### What the exercise asks
Copy everything in the listing below word for word, apart from any images.

### Collected material
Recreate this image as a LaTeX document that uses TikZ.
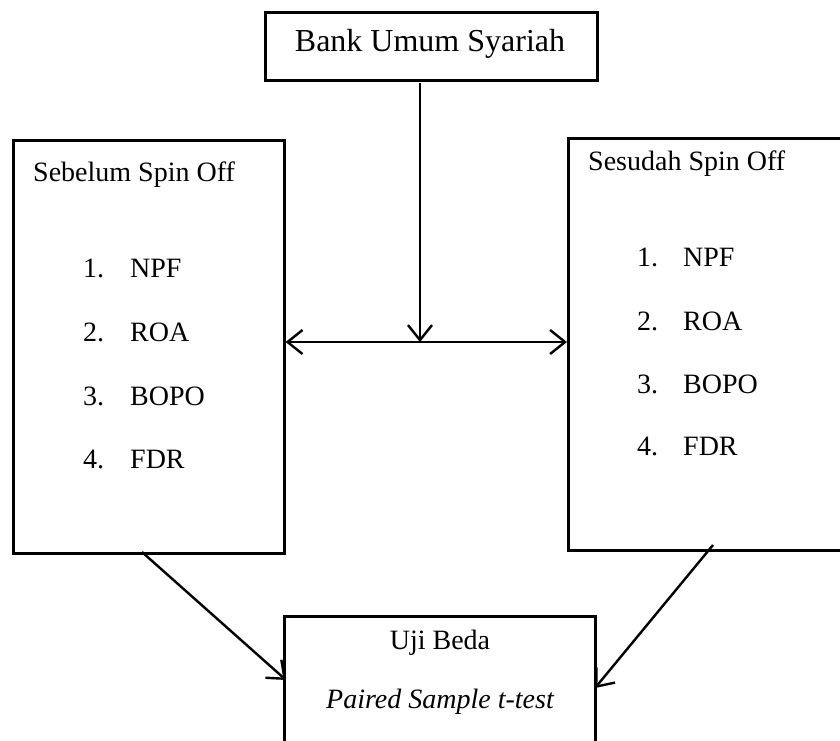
\documentclass[tikz,border=0pt]{standalone}
\usepackage{fontspec}
\setmainfont{Liberation Serif}
\usetikzlibrary{arrows.meta}
\tikzset{
  box/.style={draw, line width=2.6pt, rectangle, inner sep=0pt, anchor=north west},
  arr/.style={line width=2.4pt, -{Straight Barb[length=15pt,width=24pt,line width=2.4pt]}},
  lbl/.style={inner sep=0pt, font=\fontsize{28}{32}\selectfont},
  big/.style={inner sep=0pt, font=\fontsize{32}{36}\selectfont},
}
\begin{document}
\begin{tikzpicture}[x=1pt,y=-1pt]
\clip (0,0) rectangle (840,740);
\fill[white] (0,0) rectangle (840,740);
% boxes
\node[box, minimum width=332pt, minimum height=68pt] (top) at (264,11) {};
\node[box, minimum width=271pt, minimum height=413pt] (left) at (12,139) {};
\node[box, minimum width=293pt, minimum height=412pt] (right) at (567,137) {};
\node[box, minimum width=311pt, minimum height=170pt] (bottom) at (283,615) {};
% texts
\node[big] (toptext) at (430,44) {Bank Umum Syariah};
\node[lbl, anchor=west] (lt) at (33,175) {Sebelum Spin Off};
\node[lbl, anchor=west] (rt) at (588,164) {Sesudah Spin Off};
\node[lbl, anchor=west] (l1n) at (83,268) {1.};
\node[lbl, anchor=west] (l1) at (130,268) {NPF};
\node[lbl, anchor=west] (l2n) at (83,332) {2.};
\node[lbl, anchor=west] (l2) at (130,332) {ROA};
\node[lbl, anchor=west] (l3n) at (83,396) {3.};
\node[lbl, anchor=west] (l3) at (130,396) {BOPO};
\node[lbl, anchor=west] (l4n) at (83,459) {4.};
\node[lbl, anchor=west] (l4) at (130,459) {FDR};
\node[lbl, anchor=west] (r1n) at (637,257) {1.};
\node[lbl, anchor=west] (r1) at (683,257) {NPF};
\node[lbl, anchor=west] (r2n) at (637,321) {2.};
\node[lbl, anchor=west] (r2) at (683,321) {ROA};
\node[lbl, anchor=west] (r3n) at (637,384) {3.};
\node[lbl, anchor=west] (r3) at (683,384) {BOPO};
\node[lbl, anchor=west] (r4n) at (637,446) {4.};
\node[lbl, anchor=west] (r4) at (683,446) {FDR};
\node[lbl] (b1) at (440,643) {Uji Beda};
\node[lbl] (b2) at (440,702) {\itshape Paired Sample t-test};
% connectors
\coordinate (vs) at (420,83);
\coordinate (mid) at (420,342);
\coordinate (ls) at (142,552);
\coordinate (le) at (286,680);
\coordinate (rs) at (713,545);
\coordinate (re) at (595,688);
\draw[arr] (vs) -- (mid);
\draw[arr] (mid) -- (left.east |- mid);
\draw[arr] (mid) -- (right.west |- mid);
\draw[arr] (ls) -- (le);
\draw[arr] (rs) -- (re);
\end{tikzpicture}
\end{document}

### Full solution
Recreate this image as a LaTeX document that uses TikZ.
\documentclass[tikz,border=0pt]{standalone}
\usepackage{fontspec}
\setmainfont{Liberation Serif}
\usetikzlibrary{arrows.meta}
\tikzset{
  box/.style={draw, line width=2.6pt, rectangle, inner sep=0pt, anchor=north west},
  arr/.style={line width=2.4pt, -{Straight Barb[length=15pt,width=24pt,line width=2.4pt]}},
  lbl/.style={inner sep=0pt, font=\fontsize{28}{32}\selectfont},
  big/.style={inner sep=0pt, font=\fontsize{32}{36}\selectfont},
}
\begin{document}
\begin{tikzpicture}[x=1pt,y=-1pt]
\clip (0,0) rectangle (840,740);
\fill[white] (0,0) rectangle (840,740);
% boxes
\node[box, minimum width=332pt, minimum height=68pt] (top) at (264,11) {};
\node[box, minimum width=271pt, minimum height=413pt] (left) at (12,139) {};
\node[box, minimum width=293pt, minimum height=412pt] (right) at (567,137) {};
\node[box, minimum width=311pt, minimum height=170pt] (bottom) at (283,615) {};
% texts
\node[big] (toptext) at (430,44) {Bank Umum Syariah};
\node[lbl, anchor=west] (lt) at (33,175) {Sebelum Spin Off};
\node[lbl, anchor=west] (rt) at (588,164) {Sesudah Spin Off};
\node[lbl, anchor=west] (l1n) at (83,268) {1.};
\node[lbl, anchor=west] (l1) at (130,268) {NPF};
\node[lbl, anchor=west] (l2n) at (83,332) {2.};
\node[lbl, anchor=west] (l2) at (130,332) {ROA};
\node[lbl, anchor=west] (l3n) at (83,396) {3.};
\node[lbl, anchor=west] (l3) at (130,396) {BOPO};
\node[lbl, anchor=west] (l4n) at (83,459) {4.};
\node[lbl, anchor=west] (l4) at (130,459) {FDR};
\node[lbl, anchor=west] (r1n) at (637,257) {1.};
\node[lbl, anchor=west] (r1) at (683,257) {NPF};
\node[lbl, anchor=west] (r2n) at (637,321) {2.};
\node[lbl, anchor=west] (r2) at (683,321) {ROA};
\node[lbl, anchor=west] (r3n) at (637,384) {3.};
\node[lbl, anchor=west] (r3) at (683,384) {BOPO};
\node[lbl, anchor=west] (r4n) at (637,446) {4.};
\node[lbl, anchor=west] (r4) at (683,446) {FDR};
\node[lbl] (b1) at (440,643) {Uji Beda};
\node[lbl] (b2) at (440,702) {\itshape Paired Sample t-test};
% connectors
\coordinate (vs) at (420,83);
\coordinate (mid) at (420,342);
\coordinate (ls) at (142,552);
\coordinate (le) at (286,680);
\coordinate (rs) at (713,545);
\coordinate (re) at (595,688);
\draw[arr] (vs) -- (mid);
\draw[arr] (mid) -- (left.east |- mid);
\draw[arr] (mid) -- (right.west |- mid);
\draw[arr] (ls) -- (le);
\draw[arr] (rs) -- (re);
\end{tikzpicture}
\end{document}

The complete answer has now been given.